- Church: Episcopal Church
- Diocese: Western Texas
- Elected: February 14, 1981
- In office: 1981-1995
- Predecessor: William Davidson
- Successor: Vernon E. Strickland

Orders
- Ordination: December 1955 by W. R. Chilton Powell
- Consecration: May 21, 1981 by John Allin

Personal details
- Born: March 26, 1929 Tulsa, Oklahoma, United States
- Died: May 10, 2001 (aged 72) Tulsa, Oklahoma, United States
- Denomination: Anglican
- Parents: Thomas Albert Ashby & Margaret Mote
- Spouse: Mary Carver ​(m. 1954)​
- Children: 2

= John F. Ashby =

American bishop

John Forsythe Ashby (March 26, 1929 – May 10, 2001) was an American bishop in the Episcopal Church.

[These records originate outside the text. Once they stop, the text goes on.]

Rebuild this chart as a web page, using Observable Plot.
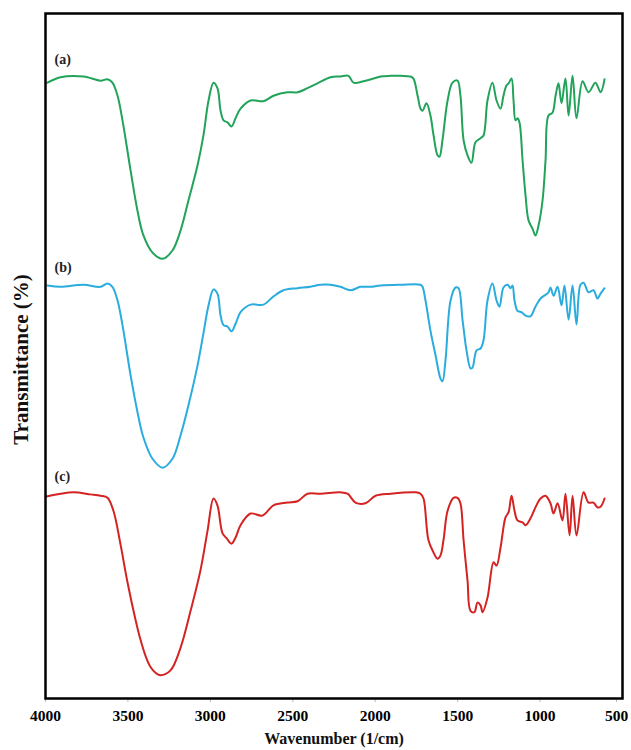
<!DOCTYPE html>
<html>
<head>
<meta charset="utf-8">
<script src="https://cdn.jsdelivr.net/npm/d3@7"></script>
<script src="https://cdn.jsdelivr.net/npm/@observablehq/plot@0.6"></script>
<style>
  html, body { margin: 0; padding: 0; background: #fff; }
  #chart svg { display: block; }
</style>
</head>
<body>
<div id="chart"></div>
<script>
// Sample names and colours
const seriesNames = ["(a)", "(b)", "(c)"];
const seriesColors = ["#21a35a", "#2aacdf", "#d42323"];
const xTicks = [4000, 3500, 3000, 2500, 2000, 1500, 1000, 500];

// Spectrum (a) — wavenumber (1/cm) and offset transmittance
const aWave = [3988,3909,3769,3666,3624,3594,3563,3533,3484,3442,3406,3351,3290,3230,3181,3133,3078,3042,3011,2981,2957,2938,2920,2896,2872,2847,2817,2756,2678,2617,2532,2471,2411,2350,2271,2211,2162,2132,2071,2010,1968,1907,1847,1786,1768,1743,1725,1713,1689,1665,1646,1622,1610,1592,1561,1531,1501,1483,1464,1440,1416,1392,1361,1343,1319,1289,1264,1240,1222,1204,1191,1173,1161,1149,1137,1125,1106,1088,1070,1046,1028,1009,985,967,949,925,906,888,870,846,827,803,779,742,706,664,633,609];
const aT    = [89.9,90.7,90.8,90.2,90.4,89.9,88.0,84.4,77.1,71.2,67.6,65.1,64.2,65.4,68.3,72.7,77.8,82.2,87.3,89.9,89.1,85.8,84.4,84.1,83.5,84.7,86.1,87.3,87.2,88.0,88.5,88.5,89.1,89.8,90.7,90.8,90.9,89.9,90.1,90.5,90.8,90.9,90.9,90.8,90.5,88.0,86.1,85.8,86.9,85.1,82.2,79.3,79.1,81.5,87.3,89.9,90.2,88.0,81.5,79.3,78.2,81.2,81.8,82.2,87.3,89.9,87.3,86.1,88.0,89.5,89.8,90.5,87.3,84.4,84.7,84.1,78.5,73.4,69.8,68.6,67.6,69.1,72.7,78.5,85.1,85.5,88.0,89.8,86.9,90.5,85.1,90.9,84.7,90.1,88.5,89.9,88.5,90.4];

// Spectrum (b)
const bWave = [3988,3909,3769,3666,3624,3594,3563,3533,3484,3442,3406,3351,3290,3230,3181,3133,3078,3042,3011,2981,2957,2938,2920,2896,2872,2847,2817,2756,2678,2617,2556,2471,2393,2332,2271,2211,2150,2089,2029,1968,1847,1725,1713,1695,1665,1634,1604,1592,1574,1543,1513,1495,1470,1446,1422,1410,1386,1361,1343,1319,1289,1264,1246,1222,1197,1179,1167,1155,1137,1113,1088,1058,1028,997,949,937,918,894,870,852,827,803,779,755,736,706,676,652,633,609];
const bT    = [60.3,60.1,60.4,60.1,60.6,60.1,58.1,54.5,47.2,41.8,38.1,35.0,33.7,35.0,38.4,42.8,48.6,53.3,57.4,59.7,59.1,55.9,54.5,54.3,53.6,54.7,56.4,57.5,57.5,58.7,59.6,59.9,60.1,60.4,60.4,60.1,59.6,60.1,60.1,60.3,60.4,60.4,60.1,58.1,53.7,50.1,46.7,46.3,49.3,58.1,60.0,59.9,55.2,50.8,48.2,48.3,50.8,51.1,52.3,58.1,60.6,58.1,57.2,60.0,60.4,59.9,60.3,58.1,56.6,56.4,55.9,55.8,57.2,58.4,59.3,60.0,58.8,60.1,57.4,60.3,55.3,60.3,54.6,60.4,60.7,59.3,59.6,58.4,59.1,59.9];

// Spectrum (c)
const cWave = [3994,3909,3830,3727,3666,3624,3588,3545,3503,3454,3424,3390,3363,3330,3302,3242,3181,3120,3060,3017,2981,2957,2926,2902,2872,2847,2817,2756,2684,2617,2532,2471,2411,2332,2211,2168,2120,2059,1998,1907,1756,1725,1707,1677,1646,1622,1604,1586,1561,1525,1501,1483,1464,1440,1422,1398,1380,1361,1349,1319,1282,1264,1240,1210,1191,1173,1155,1137,1106,1088,1058,1028,997,967,937,918,894,864,846,821,803,779,736,706,676,652,633,609];
const cT    = [29.5,29.9,30.1,29.8,29.6,29.3,27.4,22.5,17.0,11.5,8.6,6.0,4.6,3.7,3.4,4.1,7.4,12.8,18.7,24.5,29.2,28.2,24.1,23.4,22.6,23.5,25.3,27.0,26.7,28.2,28.6,28.8,29.9,29.9,30.1,29.9,28.6,28.5,29.6,29.9,30.1,29.9,29.2,23.1,21.3,20.4,20.9,23.1,27.4,29.3,29.3,28.5,23.1,17.2,12.8,12.6,14.0,13.6,12.6,14.7,19.9,19.4,22.0,26.4,27.2,29.6,27.4,26.0,25.7,25.3,26.3,27.9,29.2,29.6,28.5,27.0,28.5,26.0,29.9,23.8,29.6,23.8,30.1,28.6,28.6,27.9,28.0,29.2];

// Label anchors for each spectrum
const labelWave = [3945, 3945, 3945];
const labelT = [92.7, 62.2, 31.8];

const spectra = [[aWave, aT], [bWave, bT], [cWave, cT]];
const rows = spectra.flatMap(([w, t], i) => w.map((x, j) => ({series: seriesNames[i], wave: x, t: t[j]})));
const labels = seriesNames.map((s, i) => ({series: s, wave: labelWave[i], t: labelT[i]}));

const font = "'Liberation Serif', 'Times New Roman', serif";

const chart = Plot.plot({
  width: 631,
  height: 750,
  marginLeft: 45,
  marginRight: 9,
  marginTop: 13,
  marginBottom: 52,
  style: {fontFamily: font, fontWeight: "bold", background: "#fff", color: "#000"},
  x: {domain: [4000, 500], ticks: xTicks, label: null},
  y: {domain: [0, 100], axis: null},
  color: {domain: seriesNames, range: seriesColors},
  marks: [
    Plot.axisX({ticks: xTicks.slice(0, -1), tickFormat: d => String(d), fontSize: 15.5, tickSize: 4, tickPadding: 7, stroke: "#bbb", label: null}),
    Plot.axisX({ticks: xTicks.slice(-1), tickFormat: d => String(d), fontSize: 15.5, tickSize: 4, tickPadding: 7, stroke: "#bbb", label: null, dx: -6}),
    Plot.line(rows, {x: "wave", y: "t", z: "series", stroke: "series", strokeWidth: 2, curve: "catmull-rom"}),
    Plot.text(labels, {x: "wave", y: "t", text: "series", textAnchor: "start", lineAnchor: "bottom", fontSize: 14, fill: "#222"}),
    Plot.text(["Wavenumber (1/cm)"], {frameAnchor: "bottom", dy: 45, fontSize: 16, fill: "#111"}),
    Plot.text(["Transmittance (%)"], {frameAnchor: "left", y: [49.5], dx: -24, rotate: -90, textAnchor: "middle", fontSize: 21, fill: "#111"}),
    Plot.frame({stroke: "#000", strokeWidth: 2.5})
  ]
});
document.getElementById("chart").appendChild(chart);
</script>
</body>
</html>
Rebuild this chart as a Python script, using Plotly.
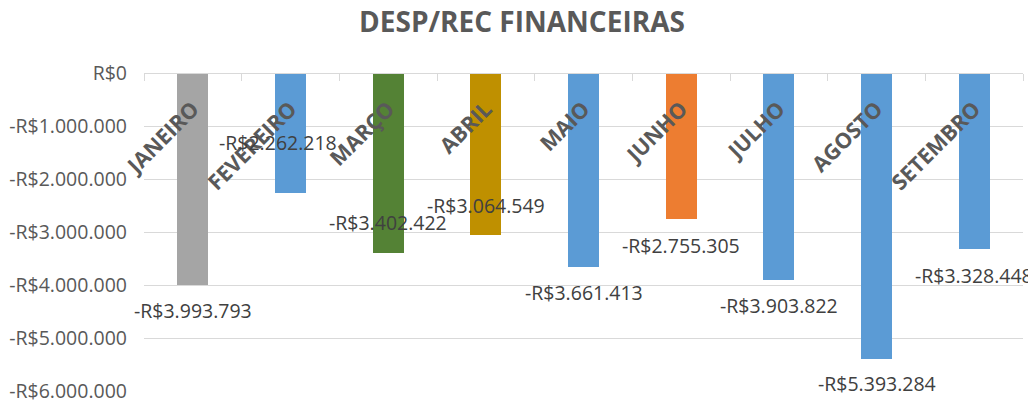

==Early life and education==
Ashby was born in Tulsa, Oklahoma, on March 26, 1929, son of Thomas Albert Ashby and Margaret Mote Cassady. He received a bachelor's degree in Psychology and Sociology from Oklahoma State University in 1952 and a master's degree in divinity from the Episcopal Theological Seminary of the Southwest in 1955. Between 1966 and 1967, he studied New Testament ethics as a member of Pembroke College, Cambridge in England and was awarded a Master of Arts in 1967. He was awarded an honorary Doctor of Divinity from the Episcopal Theological Seminary of the Southwest in 1981. He married Mary Carver on August 12, 1954, and together they had two children.

==Ordained ministry==
Ashby was ordained priest in December 1955 and became vicar of St John's Church in Durant, Oklahoma, and St Peter's Church in Coalgate, Oklahoma. In 1959 he became rector of St Luke's Church, in Ada, Oklahoma, where he remained until 1981. He was also a chaplain in the Oklahoma National Guard and held the rank of lieutenant colonel.

==Bishop==
On February 14, 1981, Ashby was elected on the sixth ballot as the second Bishop of Western Kansas during a special diocesan convention. He was then consecrated on May 21, 1981, at St. John's Military School in Salina, Kansas; John Maury Allin was chief consecrator. Ashby led the Episcopal Diocese of Western Kansas until his retirement in 1995. In 1986, he travelled to Guam to serve as interim bishop of the Episcopal Church in Micronesia. In 1992, as an ecumenical gesture, he named a Roman Catholic priest an honorary canon. He retired in January 1995. He died in 2001.